PETI Hancurkan Sungai Piudang, Warga Tuntut Pertanggungjawaban dan Pemulihan Lingkungan

SINDOTIMES. COM– Sungai Piudang di Kenegerian Kari, Kuantan Singingi, kini tak lebih dari aliran air keruh berlumpur akibat aktivitas Penambangan Emas Tanpa Izin (PETI)

Pemandangan Sungai Piudang kini sangat memprihatinkan. Warna airnya berubah total menjadi kuning kecoklatan dan dipenuhi lumpur tebal.

Bacaan Lainnya

Berdasarkan laporan dari masyarakat oknum yang melakukan aktivitas Penambangan Emas Tanpa Izin (PETI) ini berinisial (WL). Pelaku bekerja di aliran sungai menggunakan alat berat untuk mengeruk sungai dan satu unit rakit peti, bahkan hampir menyebabkan tertutupnya aliran sungai.

Warga berencana membawa kasus ini ke ranah hukum, menuntut pertanggungjawaban dari pelaku WL dan pemilik tanah yang menyewakan lokasi untuk aktifitas PETI ini.

Kerusakan ini tidak hanya menghilangkan sumber air bersih, tetapi juga memutus mata pencaharian warga. Masyarakat tak bisa lagi menangkap ikan, sementara petani kesulitan mendapatkan air bersih untuk mengairi lahan.

Menanggapi keluhan warga, Polda Riau dan Polres Kuansing telah melakukan penertiban beberapa hari lalu yang berhasil menghentikan aktivitas ilegal tersebut.

Namun, warga menilai tindakan ini belum cukup. Mereka mendesak agar pelaku bertanggung jawab atas kerusakan yang telah ditimbulkan dan berharap ada upaya serius dari mereka untuk memulihkan kembali kondisi sungai.

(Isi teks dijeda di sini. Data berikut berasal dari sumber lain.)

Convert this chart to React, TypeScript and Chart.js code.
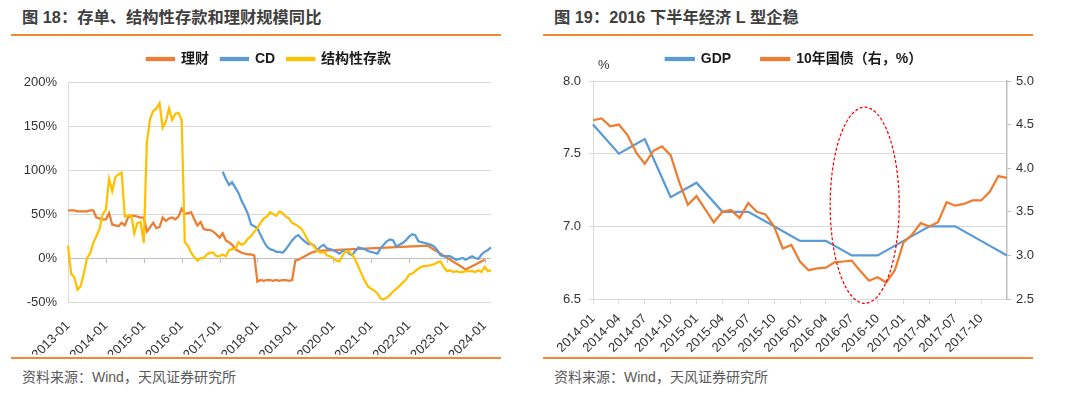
import React, { useEffect, useRef } from "react";
import { Chart, registerables } from "chart.js";

Chart.register(...registerables);

const FONT_FAMILY = '"Liberation Sans", "Noto Sans CJK SC", Arial, sans-serif';
const ORANGE = "#ED7D31";
const BLUE = "#5B9BD5";
const YELLOW = "#FFC000";
const GRID = "#d9d9d9";
const AXIS = "#bfbfbf";
const TICK_TEXT = "#333333";
const RULE = "#EE8A34";

// ---------- Figure 18 ----------
const fig18Title = "图 18：存单、结构性存款和理财规模同比";
const fig18Source = "资料来源：Wind，天风证券研究所";
const fig18Legend = ["理财", "CD", "结构性存款"];
const fig18Months: string[] = [];
for (let y = 2013; y <= 2024; y++) {
  for (let m = 1; m <= 12; m++) {
    if (y === 2024 && m > 3) break;
    fig18Months.push(`${y}-${String(m).padStart(2, "0")}`);
  }
}
const fig18YRange = [-50, 200];
const fig18YStep = 50;

// 理财
const wealthYoY: (number | null)[] = [
  54, 54, 54, 53, 53, 53, 53, 54, 54, 46, 45, 44,
  44, 51, 38, 37, 36, 40, 37, 46, 48, 48, 47, 46,
  46, 30, 35, 40, 34, 35, 46, 42, 45, 46, 44, 47,
  56, 50, 51, 52, 44, 37, 41, 33, 32, 32, 30, 27,
  23, 28, 20, 18, 15, 10, 8, 6, 5, 4, 4, 3,
  -27, -25, -26, -25, -25, -26, -25, -26, -25, -25, -26, -25,
  -3, -2, 0, 2, 4, 6, 7, 8, null, null, null, null,
  null, null, null, null, null, null, null, null, null, null, null, null,
  null, null, null, null, null, null, null, null, null, null, null, null,
  null, null, null, null, null, null, 14, null, null, null, null, null,
  null, null, null, null, null, null, -13, null, null, null, null, null,
  -2, null, null,
];

// CD
const cdYoY: (number | null)[] = [
  null, null, null, null, null, null, null, null, null, null, null, null,
  null, null, null, null, null, null, null, null, null, null, null, null,
  null, null, null, null, null, null, null, null, null, null, null, null,
  null, null, null, null, null, null, null, null, null, null, null, null,
  null, 98, 90, 83, 86, 80, 74, 65, 58, 50, 38, 36,
  34, 26, 19, 13, 10, 9, 7, 7, 6, 10, 15, 20,
  24, 26, 22, 19, 16, 16, 14, 9, 13, 15, 11, 10,
  9, 7, 5, 8, 9, 5, 3, 8, 12, 11, 10, 8,
  7, 6, 5, 11, 15, 19, 21, 20, 13, 15, 17, 20,
  24, 27, 26, 19, 18, 17, 16, 15, 13, 9, 3, 2,
  2, 2, 0, -2, -1, 0, -2, 0, 2, 0, -1, 4,
  7, 9, 12,
];

// 结构性存款
const structDepositYoY: (number | null)[] = [
  14, -18, -22, -36, -32, -18, 0, 5, 17, 25, 33, 50,
  55, 90, 76, 92, 95, 97, 47, 48, 49, 28, 40, 41,
  17, 132, 158, 167, 170, 176, 148, 155, 170, 157, 164, 165,
  157, 18, 14, 6, 1, -3, 0, 0, 4, 6, 6, 2,
  2, 4, 2, 9, 10, 10, 18, 15, 17, 22, 25, 30,
  34, 40, 45, 47, 52, 50, 48, 53, 51, 47, 45, 40,
  38, 36, 33, 27, 20, 16, 13, 8, 6, 7, 3, 2,
  0, -3, -4, 3, 8, 7, 4, -2, -10, -18, -26, -32,
  -35, -37, -40, -46, -47, -45, -42, -38, -35, -32, -28, -25,
  -19, -18, -15, -12, -10, -9, -9, -8, -7, -5, -4, -10,
  -15, -14, -16, -15, -16, -16, -15, -15, -15, -16, -14, -16,
  -10, -15, -14,
];

// ---------- Figure 19 ----------
const fig19Title = "图 19：2016 下半年经济 L 型企稳";
const fig19Source = "资料来源：Wind，天风证券研究所";
const fig19Legend = ["GDP", "10年国债（右，%）"];
const fig19Unit = "%";
const fig19Months: string[] = [];
for (let y = 2014; y <= 2018; y++) {
  for (let m = 1; m <= 12; m++) {
    if (y === 2018 && m > 1) break;
    fig19Months.push(`${y}-${String(m).padStart(2, "0")}`);
  }
}
const fig19LeftRange = [6.5, 8.0];
const fig19RightRange = [2.5, 5.0];

const gdpYoY: (number | null)[] = [
  7.7, null, null, 7.5, null, null, 7.6, null, null, 7.2, null, null,
  7.3, null, null, 7.1, null, null, 7.1, null, null, 7.0, null, null,
  6.9, null, null, 6.9, null, null, 6.8, null, null, 6.8, null, null,
  6.9, null, null, 7.0, null, null, 7.0, null, null, 6.9, null, null,
  6.8,
];

const bond10y: number[] = [
  4.55, 4.57, 4.48, 4.5, 4.38, 4.18, 4.05, 4.2, 4.25, 4.15, 3.84, 3.58,
  3.68, 3.53, 3.38, 3.5, 3.52, 3.43, 3.6, 3.5, 3.47, 3.33, 3.08, 3.12,
  2.93, 2.83, 2.85, 2.86, 2.92, 2.93, 2.94, 2.82, 2.71, 2.75, 2.69, 2.83,
  3.15, 3.24, 3.37, 3.33, 3.38, 3.61, 3.57, 3.59, 3.63, 3.63, 3.73, 3.91,
  3.89,
];

// highlight ellipse (category index range, left-axis value range)
const fig19HighlightX = [27.5, 35.5];
const fig19HighlightY = [6.47, 7.82];

function legendGap(extra: number) {
  return {
    id: "legendGap",
    afterInit(chart: any) {
      const legend = chart.legend;
      if (!legend || legend.__patched) return;
      const fit = legend.fit;
      legend.fit = function () {
        fit.call(this);
        this.height += extra;
      };
      legend.__patched = true;
    },
  };
}

const zeroTicks = {
  id: "zeroTicks",
  beforeDatasetsDraw(chart: any) {
    const { ctx, scales } = chart;
    const x = scales.x;
    const y = scales.y;
    const y0 = y.getPixelForValue(0);
    ctx.save();
    ctx.strokeStyle = AXIS;
    ctx.lineWidth = 1;
    ctx.beginPath();
    ctx.moveTo(x.left, Math.round(y0) + 0.5);
    ctx.lineTo(x.right, Math.round(y0) + 0.5);
    for (let i = 0; i < fig18Months.length; i += 12) {
      const px = Math.round(x.getPixelForValue(i)) + 0.5;
      ctx.moveTo(px, y0);
      ctx.lineTo(px, y0 + 5);
    }
    ctx.stroke();
    ctx.restore();
  },
};

const highlightEllipse = {
  id: "highlightEllipse",
  afterDatasetsDraw(chart: any) {
    const { ctx, scales } = chart;
    const x = scales.x;
    const y = scales.y;
    const x1 = x.getPixelForValue(fig19HighlightX[0]);
    const x2 = x.getPixelForValue(fig19HighlightX[1]);
    const y1 = y.getPixelForValue(fig19HighlightY[1]);
    const y2 = y.getPixelForValue(fig19HighlightY[0]);
    ctx.save();
    ctx.strokeStyle = "#FF0000";
    ctx.lineWidth = 1.25;
    ctx.setLineDash([3, 2]);
    ctx.beginPath();
    ctx.ellipse((x1 + x2) / 2, (y1 + y2) / 2, (x2 - x1) / 2, (y2 - y1) / 2, 0, 0, Math.PI * 2);
    ctx.stroke();
    ctx.restore();
  },
};

export default function App() {
  const leftRef = useRef<HTMLCanvasElement | null>(null);
  const rightRef = useRef<HTMLCanvasElement | null>(null);

  useEffect(() => {
    const tickFont = { family: FONT_FAMILY, size: 13 };
    const legendFont = { family: FONT_FAMILY, size: 14, weight: "bold" as const };

    const left = new Chart(leftRef.current!, {
      type: "line",
      data: {
        labels: fig18Months,
        datasets: [
          { label: fig18Legend[0], data: wealthYoY, borderColor: ORANGE, backgroundColor: ORANGE, order: 2, spanGaps: true },
          { label: fig18Legend[1], data: cdYoY, borderColor: BLUE, backgroundColor: BLUE, order: 1, spanGaps: true },
          { label: fig18Legend[2], data: structDepositYoY, borderColor: YELLOW, backgroundColor: YELLOW, order: 0, spanGaps: true },
        ],
      },
      options: {
        responsive: false,
        animation: false,
        elements: { point: { radius: 0 }, line: { borderWidth: 2.25, tension: 0 } },
        layout: { padding: { left: 0, right: 0, top: 0, bottom: 0 } },
        plugins: {
          legend: {
            position: "top",
            labels: {
              boxWidth: 27,
              boxHeight: 2,
              padding: 12,
              color: "#1a1a1a",
              font: legendFont,
              sort: (a: any, b: any) => a.datasetIndex - b.datasetIndex,
            },
          },
          tooltip: { enabled: false },
        },
        scales: {
          x: {
            grid: { display: false },
            border: { display: false },
            ticks: {
              autoSkip: false,
              minRotation: 45,
              maxRotation: 45,
              color: TICK_TEXT,
              font: tickFont,
              padding: 8,
              callback: (_v: any, i: number) => (i % 12 === 0 ? fig18Months[i] : null),
            },
            afterFit: (s: any) => {
              s.height = 53;
            },
          },
          y: {
            min: fig18YRange[0],
            max: fig18YRange[1],
            ticks: {
              stepSize: fig18YStep,
              color: TICK_TEXT,
              font: tickFont,
              padding: 11,
              callback: (v: any) => `${v}%`,
            },
            grid: { color: GRID, drawTicks: false },
            border: { display: true, color: GRID },
            afterFit: (s: any) => {
              s.width = 68;
            },
          },
          y2: {
            position: "right",
            display: true,
            grid: { display: false },
            border: { display: false },
            ticks: { display: false },
            afterFit: (s: any) => {
              s.width = 47;
            },
          },
        },
      } as any,
      plugins: [legendGap(6), zeroTicks],
    });

    const right = new Chart(rightRef.current!, {
      type: "line",
      data: {
        labels: fig19Months,
        datasets: [
          { label: fig19Legend[0], data: gdpYoY, borderColor: BLUE, backgroundColor: BLUE, yAxisID: "y", order: 1, spanGaps: true },
          { label: fig19Legend[1], data: bond10y, borderColor: ORANGE, backgroundColor: ORANGE, yAxisID: "y1", order: 0, spanGaps: true },
        ],
      },
      options: {
        responsive: false,
        animation: false,
        elements: { point: { radius: 0 }, line: { borderWidth: 2.25, tension: 0 } },
        layout: { padding: { left: 0, right: 0, top: -18, bottom: 0 } },
        plugins: {
          legend: {
            position: "top",
            labels: {
              boxWidth: 28,
              boxHeight: 2,
              padding: 30,
              color: "#1a1a1a",
              font: legendFont,
              sort: (a: any, b: any) => a.datasetIndex - b.datasetIndex,
            },
          },
          tooltip: { enabled: false },
        },
        scales: {
          x: {
            grid: { display: true, drawOnChartArea: false, drawTicks: true, tickLength: 5, color: GRID },
            border: { display: true, color: GRID },
            ticks: {
              autoSkip: false,
              minRotation: 45,
              maxRotation: 45,
              color: TICK_TEXT,
              font: tickFont,
              padding: 7,
              callback: (_v: any, i: number) => (i % 3 === 0 && i < 48 ? fig19Months[i] : null),
            },
            afterFit: (s: any) => {
              s.height = 56;
            },
          },
          y: {
            position: "left",
            min: fig19LeftRange[0],
            max: fig19LeftRange[1],
            ticks: {
              stepSize: 0.5,
              color: TICK_TEXT,
              font: tickFont,
              padding: 8,
              callback: (v: any) => Number(v).toFixed(1),
            },
            grid: { color: GRID, tickLength: 4 },
            border: { display: true, color: GRID },
            afterFit: (s: any) => {
              s.width = 63;
            },
          },
          y1: {
            position: "right",
            min: fig19RightRange[0],
            max: fig19RightRange[1],
            ticks: {
              stepSize: 0.5,
              color: TICK_TEXT,
              font: tickFont,
              padding: 5,
              callback: (v: any) => Number(v).toFixed(1),
            },
            grid: { drawOnChartArea: false, color: AXIS, tickLength: 4 },
            border: { display: true, color: AXIS, width: 1.5 },
            afterFit: (s: any) => {
              s.width = 51;
            },
          },
        },
      } as any,
      plugins: [legendGap(5), highlightEllipse],
    });

    return () => {
      left.destroy();
      right.destroy();
    };
  }, []);

  const titleStyle: React.CSSProperties = {
    position: "absolute",
    top: 7,
    fontSize: 16.3,
    fontWeight: "bold",
    color: "#404040",
    whiteSpace: "nowrap",
    lineHeight: "20px",
  };
  const sourceStyle: React.CSSProperties = {
    position: "absolute",
    top: 368,
    fontSize: 14,
    color: "#595959",
    whiteSpace: "nowrap",
    lineHeight: "18px",
  };
  const ruleStyle: React.CSSProperties = {
    position: "absolute",
    height: 2,
    width: 490,
    background: RULE,
  };

  return (
    <div
      style={{
        position: "absolute",
        left: 0,
        top: 0,
        width: 1080,
        height: 398,
        background: "#ffffff",
        overflow: "hidden",
        fontFamily: FONT_FAMILY,
      }}
    >
      <div style={{ ...titleStyle, left: 22 }}>{fig18Title}</div>
      <div style={{ ...ruleStyle, left: 11, top: 34 }} />
      <canvas
        ref={leftRef}
        width={538}
        height={315}
        style={{ position: "absolute", left: 0, top: 40, width: 538, height: 315 }}
      />
      <div style={{ ...ruleStyle, left: 11, top: 357 }} />
      <div style={{ ...sourceStyle, left: 22 }}>{fig18Source}</div>

      <div style={{ ...titleStyle, left: 554 }}>{fig19Title}</div>
      <div style={{ ...ruleStyle, left: 543, top: 34 }} />
      <canvas
        ref={rightRef}
        width={528}
        height={315}
        style={{ position: "absolute", left: 530, top: 40, width: 528, height: 315 }}
      />
      <div
        style={{
          position: "absolute",
          left: 598,
          top: 57,
          fontSize: 13,
          color: TICK_TEXT,
          lineHeight: "16px",
        }}
      >
        {fig19Unit}
      </div>
      <div style={{ ...ruleStyle, left: 543, top: 357 }} />
      <div style={{ ...sourceStyle, left: 554 }}>{fig19Source}</div>
    </div>
  );
}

Dengan niat bulat, warga Kenegerian Kari berencana membawa kasus ini ke jalur hukum melalui Lembaga Adat Kenegerian Kari. Mereka berharap laporannya akan mendorong tindakan nyata, tidak hanya untuk menghukum pelaku, tetapi juga untuk merehabilitasi ekosistem Sungai Piudang agar kembali lestari.

Ancaman Pidana bagi Pelaku dan Penyedia Lahan
Berdasarkan Undang-Undang, para pelaku perusakan lingkungan dapat dijerat dengan sanksi pidana.

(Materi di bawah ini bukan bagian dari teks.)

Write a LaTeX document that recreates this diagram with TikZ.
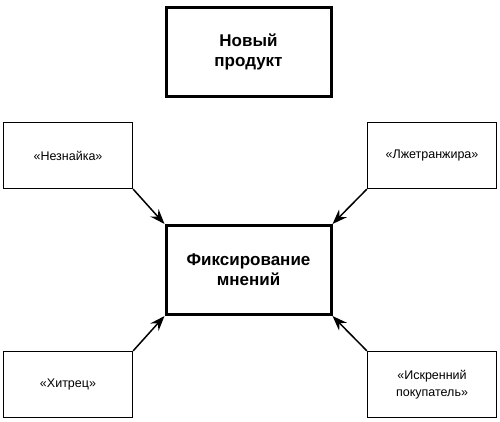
\documentclass[tikz,border=0pt]{standalone}
\usepackage{fontspec}
\setmainfont{Liberation Sans}
\usetikzlibrary{arrows.meta}
\tikzset{
  mainbox/.style={draw=black,line width=3pt,minimum width=165pt,minimum height=89pt,
    align=center,font=\fontsize{17}{20}\selectfont\bfseries,inner sep=0pt},
  sidebox/.style={draw=black,line width=1.4pt,minimum width=129pt,minimum height=66pt,
    align=center,font=\fontsize{12.5}{17}\selectfont,inner sep=0pt},
  opinion/.style={line width=1.5pt,-{Stealth[length=15pt,width=11pt,inset=5pt]}}
}
\begin{document}
\begin{tikzpicture}[x=1pt,y=-1pt]
\useasboundingbox (0,0) rectangle (500,422);
% main boxes
\node[mainbox] (prod) at (248.5,52){Новый\\продукт};
\node[mainbox] (fix) at (248.5,270){Фиксирование\\мнений};
% customers
\node[sidebox] (nez) at (68,155.5){«Незнайка»};
\node[sidebox] (lzh) at (432,155.5){«Лжетранжира»};
\node[sidebox] (hit) at (68,384.5){«Хитрец»};
\node[sidebox] (isk) at (432,384.5){«Искренний\\покупатель»};
% arrows
\draw[opinion](nez.south east)--(fix.north west);
\draw[opinion](lzh.south west)--(fix.north east);
\draw[opinion](hit.north east)--(fix.south west);
\draw[opinion](isk.north west)--(fix.south east);
\end{tikzpicture}
\end{document}
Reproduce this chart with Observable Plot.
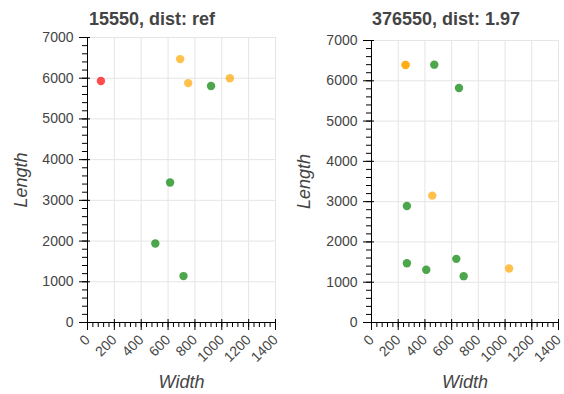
<!DOCTYPE html>
<html>
<head>
<meta charset="utf-8">
<script src="https://cdn.jsdelivr.net/npm/d3@7"></script>
<script src="https://cdn.jsdelivr.net/npm/@observablehq/plot@0.6"></script>
<style>
  html, body { margin: 0; padding: 0; background: #fff; }
  #wrap { position: relative; width: 564px; height: 394px; overflow: hidden; }
  .panel { position: absolute; top: 0; width: 282px; }
  .title { height: 26px; box-sizing: border-box; font: bold 18px 'Liberation Sans', Arial, sans-serif; color: #444; line-height: 1; white-space: nowrap; overflow: visible; }
</style>
</head>
<body>
<div id="wrap"></div>
<script>
// ---- data ----
const categories = ["red", "orange", "green"];
const categoryColors = ["#ff0000", "#ffa500", "#008000"];

const leftTitle = "15550, dist: ref";
const leftWidth  = [100, 690, 750, 1060, 920, 615, 505, 715];
const leftLength = [5930, 6470, 5880, 6000, 5810, 3440, 1940, 1140];
const leftCat    = ["red", "orange", "orange", "orange", "green", "green", "green", "green"];

const rightTitle = "376550, dist: 1.97";
const rightWidth  = [255, 255, 470, 655, 455, 265, 265, 410, 635, 690, 1030];
const rightLength = [6390, 6395, 6400, 5820, 3150, 2890, 1470, 1310, 1580, 1150, 1340];
const rightCat    = ["orange", "orange", "green", "green", "orange", "green", "green", "green", "green", "green", "orange"];

const xMajor = [0, 200, 400, 600, 800, 1000, 1200, 1400];
const xMinor = d3.range(0, 1401, 40);
const yMajor = [0, 1000, 2000, 3000, 4000, 5000, 6000, 7000];
const yMinor = d3.range(0, 7001, 200);
const xLabel = "Width";
const yLabel = "Length";

const FONT = "'Liberation Sans', Arial, sans-serif";

function makePanel(left, title, widths, lengths, cats, m) {
  const panel = document.createElement("div");
  panel.className = "panel";
  panel.style.left = left + "px";
  const t = document.createElement("div");
  t.className = "title";
  t.style.paddingLeft = m.titleLeft + "px";
  t.style.paddingTop = m.titleTop + "px";
  t.textContent = title;
  panel.appendChild(t);

  const data = widths.map((w, i) => ({w, l: lengths[i], c: cats[i]}));
  const blank = () => "";
  const chart = Plot.plot({
    width: 282, height: 368,
    marginLeft: m.left, marginRight: m.right, marginTop: m.top, marginBottom: m.bottom,
    style: {fontFamily: FONT, fontSize: "14px", color: "#444", background: "white", overflow: "visible"},
    x: {domain: [0, 1400]},
    y: {domain: [0, 7000]},
    color: {domain: categories, range: categoryColors},
    marks: [
      Plot.gridX(xMajor, {stroke: "#e5e5e5", strokeOpacity: 1}),
      Plot.gridY(yMajor, {stroke: "#e5e5e5", strokeOpacity: 1}),
      Plot.frame({stroke: "#e5e5e5"}),
      Plot.dot(data, {x: "w", y: "l", fill: "c", r: 4.2, fillOpacity: 0.7}),
      Plot.axisX({ticks: xMinor, tickSize: 5, tickFormat: blank, label: null, stroke: "#000"}),
      Plot.axisX({ticks: xMajor, tickSize: 8, tickRotate: -45, tickPadding: 7, label: null, stroke: "#000", fill: "#444", tickFormat: d => String(d)}),
      Plot.axisX({ticks: xMajor, tickSize: -3, tickFormat: blank, label: null, stroke: "#000"}),
      Plot.axisX({ticks: [], label: xLabel, labelAnchor: "center", labelOffset: 65, labelArrow: "none", fontSize: 18, fontStyle: "italic", fill: "#444"}),
      Plot.axisY({ticks: yMinor, tickSize: 5, tickFormat: blank, label: null, stroke: "#000"}),
      Plot.axisY({ticks: yMajor, tickSize: 8, tickPadding: 6, label: null, stroke: "#000", fill: "#444", tickFormat: d => String(d)}),
      Plot.axisY({ticks: yMajor, tickSize: -3, tickFormat: blank, label: null, stroke: "#000"}),
      Plot.axisY({ticks: [], label: yLabel, labelAnchor: "center", labelOffset: m.yLabelOffset, labelArrow: "none", fontSize: 18, fontStyle: "italic", fill: "#444"}),
      Plot.ruleX([0], {stroke: "#000"}),
      Plot.ruleY([0], {stroke: "#000"})
    ]
  });
  chart.style.display = "block";
  panel.appendChild(chart);
  document.getElementById("wrap").appendChild(panel);
}

makePanel(0, leftTitle, leftWidth, leftLength, leftCat,
  {left: 87, right: 7, top: 11, bottom: 72, titleLeft: 89, titleTop: 10, yLabelOffset: 73});
makePanel(282, rightTitle, rightWidth, rightLength, rightCat,
  {left: 89, right: 6, top: 14, bottom: 72, titleLeft: 90, titleTop: 10, yLabelOffset: 74});
</script>
</body>
</html>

Menurut Undang-Undang No. 32 Tahun 2009 tentang Perlindungan dan Pengelolaan Lingkungan Hidup, pelaku perusakan sungai dapat diancam dengan pidana penjara paling lama 3 tahun dan denda paling banyak Rp3 miliar.

Sementara itu, bagi penyedia lahan untuk kegiatan tambang ilegal, sanksi pidana diatur dalam Undang-Undang No. 3 Tahun 2020 tentang Perubahan atas Undang-Undang No. 4 Tahun 2009 tentang Pertambangan Mineral dan Batubara.

Penyedia lahan dapat diancam dengan pidana penjara paling lama 10 tahun dan denda paling banyak Rp10 miliar karena melakukan usaha penambangan tanpa izin.

Selain itu, denda paling banyak Rp100 miliar juga dapat dikenakan, serta sanksi pencabutan izin usaha jika pelakunya adalah badan hukum.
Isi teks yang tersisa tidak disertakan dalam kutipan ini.